━━━ Provided material ━━━

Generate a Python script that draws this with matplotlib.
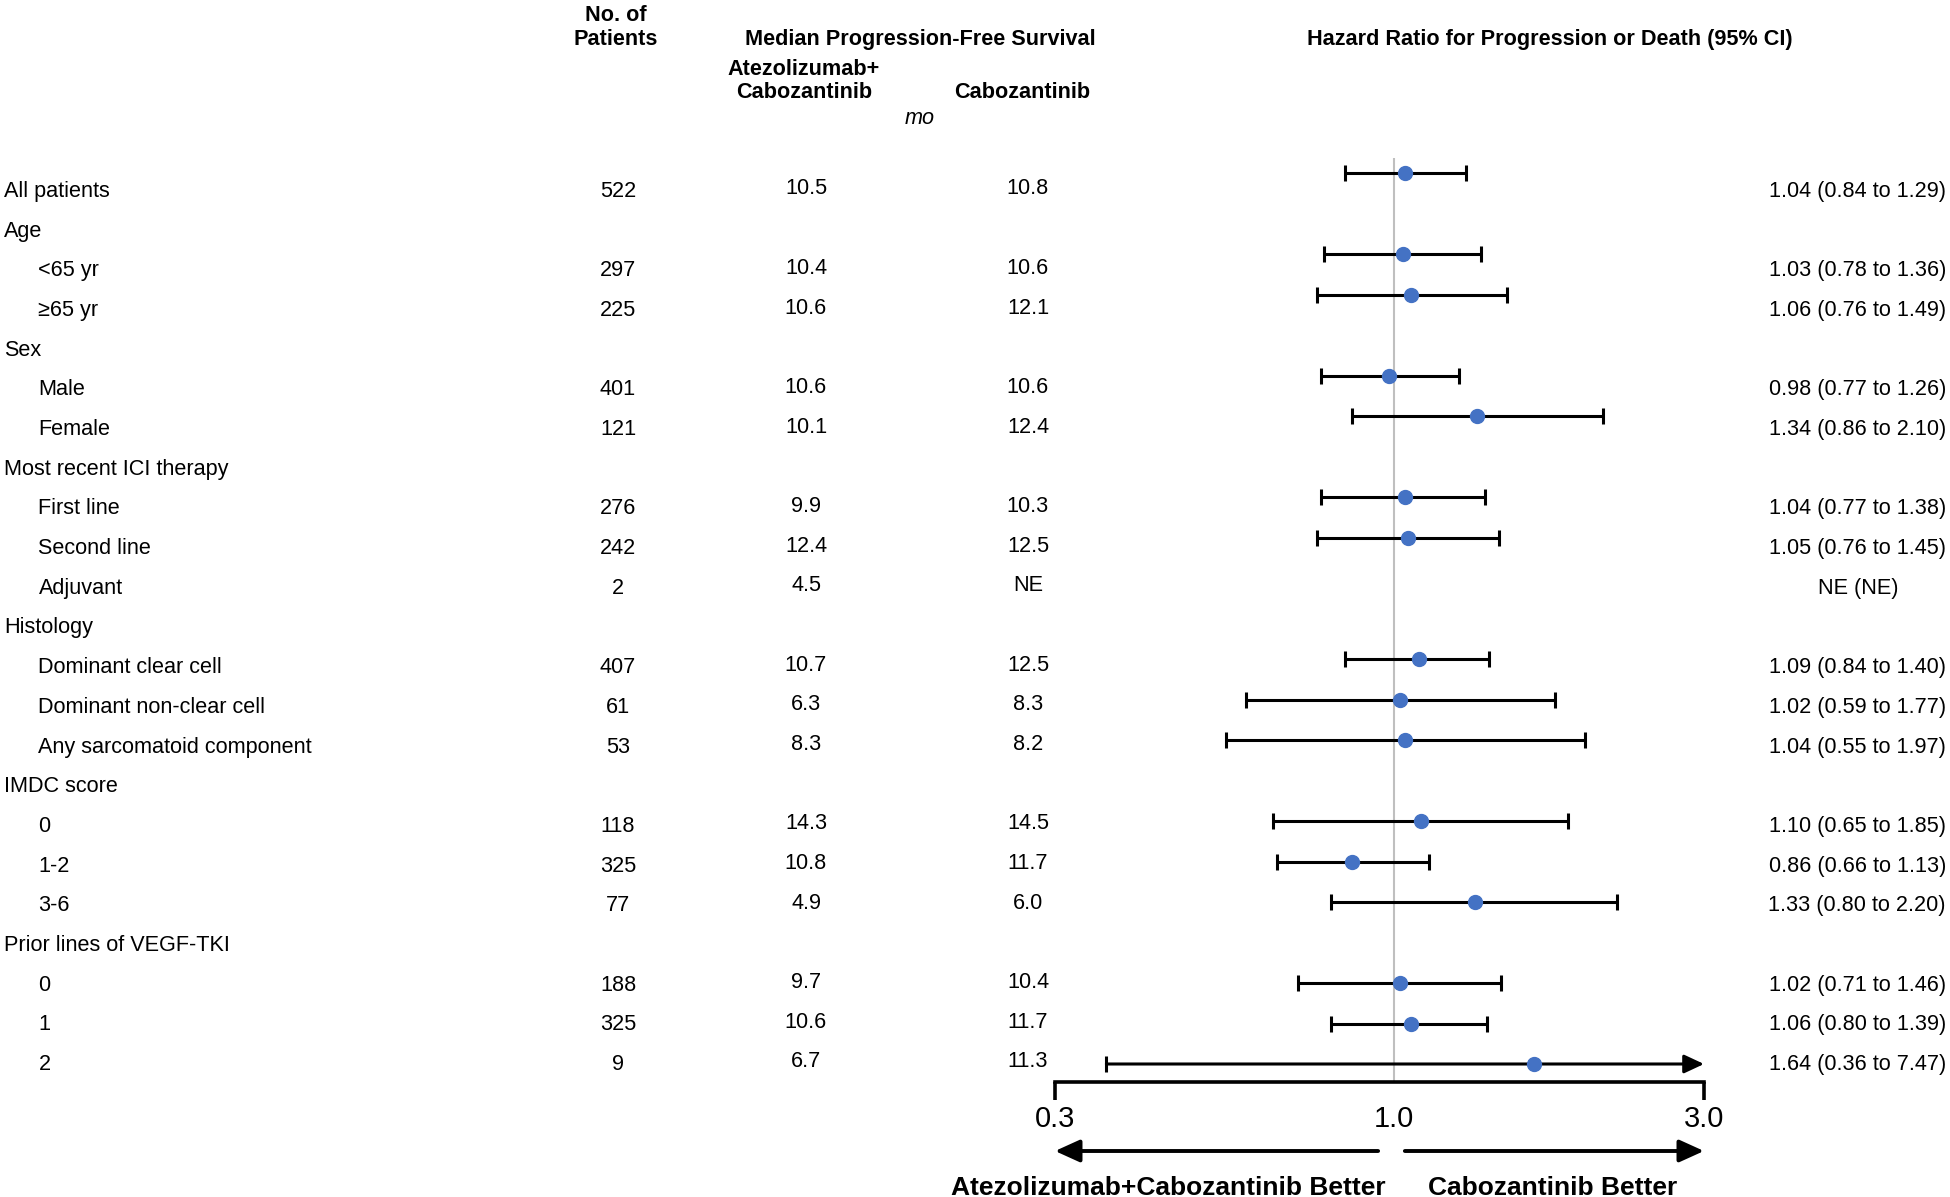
import matplotlib
matplotlib.use("Agg")
import matplotlib.pyplot as plt
from matplotlib.ticker import NullLocator, FixedLocator, FixedFormatter

plt.rcParams['font.family'] = ['Liberation Sans', 'DejaVu Sans']

# ---------------- data ----------------
labels = ["All patients", "Age", "<65 yr", "≥65 yr", "Sex", "Male", "Female",
          "Most recent ICI therapy", "First line", "Second line", "Adjuvant",
          "Histology", "Dominant clear cell", "Dominant non-clear cell",
          "Any sarcomatoid component", "IMDC score", "0", "1-2", "3-6",
          "Prior lines of VEGF-TKI", "0", "1", "2"]
indent = [0, 0, 1, 1, 0, 1, 1, 0, 1, 1, 1, 0, 1, 1, 1, 0, 1, 1, 1, 0, 1, 1, 1]
n_patients = ["522", "", "297", "225", "", "401", "121", "", "276", "242", "2",
              "", "407", "61", "53", "", "118", "325", "77", "", "188", "325", "9"]
pfs_atezo = ["10.5", "", "10.4", "10.6", "", "10.6", "10.1", "", "9.9", "12.4", "4.5",
             "", "10.7", "6.3", "8.3", "", "14.3", "10.8", "4.9", "", "9.7", "10.6", "6.7"]
pfs_cabo = ["10.8", "", "10.6", "12.1", "", "10.6", "12.4", "", "10.3", "12.5", "NE",
            "", "12.5", "8.3", "8.2", "", "14.5", "11.7", "6.0", "", "10.4", "11.7", "11.3"]
hr = [1.04, None, 1.03, 1.06, None, 0.98, 1.34, None, 1.04, 1.05, None,
      None, 1.09, 1.02, 1.04, None, 1.10, 0.86, 1.33, None, 1.02, 1.06, 1.64]
ci_lo = [0.84, None, 0.78, 0.76, None, 0.77, 0.86, None, 0.77, 0.76, None,
         None, 0.84, 0.59, 0.55, None, 0.65, 0.66, 0.80, None, 0.71, 0.80, 0.36]
ci_hi = [1.29, None, 1.36, 1.49, None, 1.26, 2.10, None, 1.38, 1.45, None,
         None, 1.40, 1.77, 1.97, None, 1.85, 1.13, 2.20, None, 1.46, 1.39, 7.47]
na_text = {10: "NE (NE)"}
x_ticks = [0.3, 1.0, 3.0]
x_ticklabels = ["0.3", "1.0", "3.0"]

# ---------------- layout ----------------
W, H = 1950, 1197
fig = plt.figure(figsize=(W / 100, H / 100), dpi=100)
fig.patch.set_facecolor("white")


def fx(px):
    return px / W


def fy(py):
    return 1 - py / H


FS = 15.6
BLUE = "#4472C4"
DY = 2.5  # small text offset

# headers
fig.text(fx(616), fy(13 + DY), "No. of", ha="center", va="center", fontsize=FS, fontweight="bold")
fig.text(fx(616), fy(37 + DY), "Patients", ha="center", va="center", fontsize=FS, fontweight="bold")
fig.text(fx(920), fy(37 + DY), "Median Progression-Free Survival", ha="center", va="center",
         fontsize=FS, fontweight="bold")
fig.text(fx(804), fy(67 + DY), "Atezolizumab+", ha="center", va="center", fontsize=FS, fontweight="bold")
fig.text(fx(804), fy(90 + DY), "Cabozantinib", ha="center", va="center", fontsize=FS, fontweight="bold")
fig.text(fx(1022), fy(90 + DY), "Cabozantinib", ha="center", va="center", fontsize=FS, fontweight="bold")
fig.text(fx(920), fy(116 + DY), "mo", ha="center", va="center", fontsize=FS, fontstyle="italic")
fig.text(fx(1550), fy(37 + DY), "Hazard Ratio for Progression or Death (95% CI)", ha="center",
         va="center", fontsize=FS, fontweight="bold")

# table rows
row0, rstep = 189.0 + DY, 39.68
for i, lab in enumerate(labels):
    y = row0 + rstep * i
    fig.text(fx(38.5 if indent[i] else 4), fy(y), lab, ha="left", va="center", fontsize=FS)
    if n_patients[i]:
        fig.text(fx(618), fy(y), n_patients[i], ha="center", va="center", fontsize=FS)
    if pfs_atezo[i]:
        fig.text(fx(806), fy(y - 2.5), pfs_atezo[i], ha="center", va="center", fontsize=FS)
    if pfs_cabo[i]:
        fig.text(fx(1028), fy(y - 2.5), pfs_cabo[i], ha="center", va="center", fontsize=FS)
    if hr[i] is not None:
        fig.text(fx(1946), fy(y), f"{hr[i]:.2f} ({ci_lo[i]:.2f} to {ci_hi[i]:.2f})",
                 ha="right", va="center", fontsize=FS)
    elif i in na_text:
        fig.text(fx(1858), fy(y), na_text[i], ha="center", va="center", fontsize=FS)

# forest axes
ax_l, ax_r, ax_t, ax_b = 1055, 1704, 158, 1082
ax = fig.add_axes([fx(ax_l), fy(ax_b), (ax_r - ax_l) / W, (ax_b - ax_t) / H])
ax.set_xscale("log")
xmin, xmax = 0.3, 3.0
ax.set_xlim(xmin, xmax)
f0, fstep = 173.0, 40.5
ax.set_ylim((ax_b - f0) / fstep, (ax_t - f0) / fstep)
ax.patch.set_alpha(0)

ax.axvline(1.0, color="#BFBFBF", lw=1.5, zorder=1)

for i in range(len(labels)):
    if hr[i] is None:
        continue
    lo, hi, h = ci_lo[i], ci_hi[i], hr[i]
    if hi <= xmax:
        ax.errorbar([h], [i], xerr=[[h - lo], [hi - h]], fmt="o", color=BLUE,
                    markersize=10, ecolor="black", elinewidth=2.2, capsize=5.5,
                    capthick=2.2, zorder=3)
    else:
        ax.annotate("", xy=(xmax, i), xytext=(lo, i),
                    arrowprops=dict(arrowstyle="-|>,head_length=0.75,head_width=0.35",
                                    color="black", lw=2.2, shrinkA=0, shrinkB=0,
                                    mutation_scale=16), zorder=2, annotation_clip=False)
        ax.plot([lo], [i], marker="|", color="black", markersize=11, mew=2.2, zorder=2)
        ax.plot([h], [i], "o", color=BLUE, markersize=10, zorder=3)

for s in ["left", "right", "top"]:
    ax.spines[s].set_visible(False)
ax.spines["bottom"].set_linewidth(2.6)
ax.yaxis.set_visible(False)
ax.xaxis.set_minor_locator(NullLocator())
ax.xaxis.set_major_locator(FixedLocator(x_ticks))
ax.xaxis.set_major_formatter(FixedFormatter(x_ticklabels))
ax.tick_params(axis="x", direction="out", length=13, width=2.6, labelsize=21, pad=3.5)
ax.xaxis.get_major_ticks()[1].tick1line.set_visible(False)

# direction arrows
arrow_y = fy(1151)
for start, end in [(0.944, xmin), (1.038, xmax)]:
    ax.annotate("", xy=(end, arrow_y), xytext=(start, arrow_y),
                xycoords=("data", "figure fraction"), textcoords=("data", "figure fraction"),
                arrowprops=dict(arrowstyle="-|>,head_length=0.75,head_width=0.34", color="black",
                                lw=2.8, shrinkA=0, shrinkB=0, mutation_scale=20),
                annotation_clip=False)

fig.text(fx(1386), fy(1188), "Atezolizumab+Cabozantinib Better", ha="right", va="center",
         fontsize=19, fontweight="bold")
fig.text(fx(1553), fy(1188), "Cabozantinib Better", ha="center", va="center",
         fontsize=19, fontweight="bold")

fig.savefig("out.png", dpi=100, facecolor="white")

━━━

Return the listing above in full and without alteration, excluding its pictures.

Exercise solution
Generate a Python script that draws this with matplotlib.
import matplotlib
matplotlib.use("Agg")
import matplotlib.pyplot as plt
from matplotlib.ticker import NullLocator, FixedLocator, FixedFormatter

plt.rcParams['font.family'] = ['Liberation Sans', 'DejaVu Sans']

# ---------------- data ----------------
labels = ["All patients", "Age", "<65 yr", "≥65 yr", "Sex", "Male", "Female",
          "Most recent ICI therapy", "First line", "Second line", "Adjuvant",
          "Histology", "Dominant clear cell", "Dominant non-clear cell",
          "Any sarcomatoid component", "IMDC score", "0", "1-2", "3-6",
          "Prior lines of VEGF-TKI", "0", "1", "2"]
indent = [0, 0, 1, 1, 0, 1, 1, 0, 1, 1, 1, 0, 1, 1, 1, 0, 1, 1, 1, 0, 1, 1, 1]
n_patients = ["522", "", "297", "225", "", "401", "121", "", "276", "242", "2",
              "", "407", "61", "53", "", "118", "325", "77", "", "188", "325", "9"]
pfs_atezo = ["10.5", "", "10.4", "10.6", "", "10.6", "10.1", "", "9.9", "12.4", "4.5",
             "", "10.7", "6.3", "8.3", "", "14.3", "10.8", "4.9", "", "9.7", "10.6", "6.7"]
pfs_cabo = ["10.8", "", "10.6", "12.1", "", "10.6", "12.4", "", "10.3", "12.5", "NE",
            "", "12.5", "8.3", "8.2", "", "14.5", "11.7", "6.0", "", "10.4", "11.7", "11.3"]
hr = [1.04, None, 1.03, 1.06, None, 0.98, 1.34, None, 1.04, 1.05, None,
      None, 1.09, 1.02, 1.04, None, 1.10, 0.86, 1.33, None, 1.02, 1.06, 1.64]
ci_lo = [0.84, None, 0.78, 0.76, None, 0.77, 0.86, None, 0.77, 0.76, None,
         None, 0.84, 0.59, 0.55, None, 0.65, 0.66, 0.80, None, 0.71, 0.80, 0.36]
ci_hi = [1.29, None, 1.36, 1.49, None, 1.26, 2.10, None, 1.38, 1.45, None,
         None, 1.40, 1.77, 1.97, None, 1.85, 1.13, 2.20, None, 1.46, 1.39, 7.47]
na_text = {10: "NE (NE)"}
x_ticks = [0.3, 1.0, 3.0]
x_ticklabels = ["0.3", "1.0", "3.0"]

# ---------------- layout ----------------
W, H = 1950, 1197
fig = plt.figure(figsize=(W / 100, H / 100), dpi=100)
fig.patch.set_facecolor("white")


def fx(px):
    return px / W


def fy(py):
    return 1 - py / H


FS = 15.6
BLUE = "#4472C4"
DY = 2.5  # small text offset

# headers
fig.text(fx(616), fy(13 + DY), "No. of", ha="center", va="center", fontsize=FS, fontweight="bold")
fig.text(fx(616), fy(37 + DY), "Patients", ha="center", va="center", fontsize=FS, fontweight="bold")
fig.text(fx(920), fy(37 + DY), "Median Progression-Free Survival", ha="center", va="center",
         fontsize=FS, fontweight="bold")
fig.text(fx(804), fy(67 + DY), "Atezolizumab+", ha="center", va="center", fontsize=FS, fontweight="bold")
fig.text(fx(804), fy(90 + DY), "Cabozantinib", ha="center", va="center", fontsize=FS, fontweight="bold")
fig.text(fx(1022), fy(90 + DY), "Cabozantinib", ha="center", va="center", fontsize=FS, fontweight="bold")
fig.text(fx(920), fy(116 + DY), "mo", ha="center", va="center", fontsize=FS, fontstyle="italic")
fig.text(fx(1550), fy(37 + DY), "Hazard Ratio for Progression or Death (95% CI)", ha="center",
         va="center", fontsize=FS, fontweight="bold")

# table rows
row0, rstep = 189.0 + DY, 39.68
for i, lab in enumerate(labels):
    y = row0 + rstep * i
    fig.text(fx(38.5 if indent[i] else 4), fy(y), lab, ha="left", va="center", fontsize=FS)
    if n_patients[i]:
        fig.text(fx(618), fy(y), n_patients[i], ha="center", va="center", fontsize=FS)
    if pfs_atezo[i]:
        fig.text(fx(806), fy(y - 2.5), pfs_atezo[i], ha="center", va="center", fontsize=FS)
    if pfs_cabo[i]:
        fig.text(fx(1028), fy(y - 2.5), pfs_cabo[i], ha="center", va="center", fontsize=FS)
    if hr[i] is not None:
        fig.text(fx(1946), fy(y), f"{hr[i]:.2f} ({ci_lo[i]:.2f} to {ci_hi[i]:.2f})",
                 ha="right", va="center", fontsize=FS)
    elif i in na_text:
        fig.text(fx(1858), fy(y), na_text[i], ha="center", va="center", fontsize=FS)

# forest axes
ax_l, ax_r, ax_t, ax_b = 1055, 1704, 158, 1082
ax = fig.add_axes([fx(ax_l), fy(ax_b), (ax_r - ax_l) / W, (ax_b - ax_t) / H])
ax.set_xscale("log")
xmin, xmax = 0.3, 3.0
ax.set_xlim(xmin, xmax)
f0, fstep = 173.0, 40.5
ax.set_ylim((ax_b - f0) / fstep, (ax_t - f0) / fstep)
ax.patch.set_alpha(0)

ax.axvline(1.0, color="#BFBFBF", lw=1.5, zorder=1)

for i in range(len(labels)):
    if hr[i] is None:
        continue
    lo, hi, h = ci_lo[i], ci_hi[i], hr[i]
    if hi <= xmax:
        ax.errorbar([h], [i], xerr=[[h - lo], [hi - h]], fmt="o", color=BLUE,
                    markersize=10, ecolor="black", elinewidth=2.2, capsize=5.5,
                    capthick=2.2, zorder=3)
    else:
        ax.annotate("", xy=(xmax, i), xytext=(lo, i),
                    arrowprops=dict(arrowstyle="-|>,head_length=0.75,head_width=0.35",
                                    color="black", lw=2.2, shrinkA=0, shrinkB=0,
                                    mutation_scale=16), zorder=2, annotation_clip=False)
        ax.plot([lo], [i], marker="|", color="black", markersize=11, mew=2.2, zorder=2)
        ax.plot([h], [i], "o", color=BLUE, markersize=10, zorder=3)

for s in ["left", "right", "top"]:
    ax.spines[s].set_visible(False)
ax.spines["bottom"].set_linewidth(2.6)
ax.yaxis.set_visible(False)
ax.xaxis.set_minor_locator(NullLocator())
ax.xaxis.set_major_locator(FixedLocator(x_ticks))
ax.xaxis.set_major_formatter(FixedFormatter(x_ticklabels))
ax.tick_params(axis="x", direction="out", length=13, width=2.6, labelsize=21, pad=3.5)
ax.xaxis.get_major_ticks()[1].tick1line.set_visible(False)

# direction arrows
arrow_y = fy(1151)
for start, end in [(0.944, xmin), (1.038, xmax)]:
    ax.annotate("", xy=(end, arrow_y), xytext=(start, arrow_y),
                xycoords=("data", "figure fraction"), textcoords=("data", "figure fraction"),
                arrowprops=dict(arrowstyle="-|>,head_length=0.75,head_width=0.34", color="black",
                                lw=2.8, shrinkA=0, shrinkB=0, mutation_scale=20),
                annotation_clip=False)

fig.text(fx(1386), fy(1188), "Atezolizumab+Cabozantinib Better", ha="right", va="center",
         fontsize=19, fontweight="bold")
fig.text(fx(1553), fy(1188), "Cabozantinib Better", ha="center", va="center",
         fontsize=19, fontweight="bold")

fig.savefig("out.png", dpi=100, facecolor="white")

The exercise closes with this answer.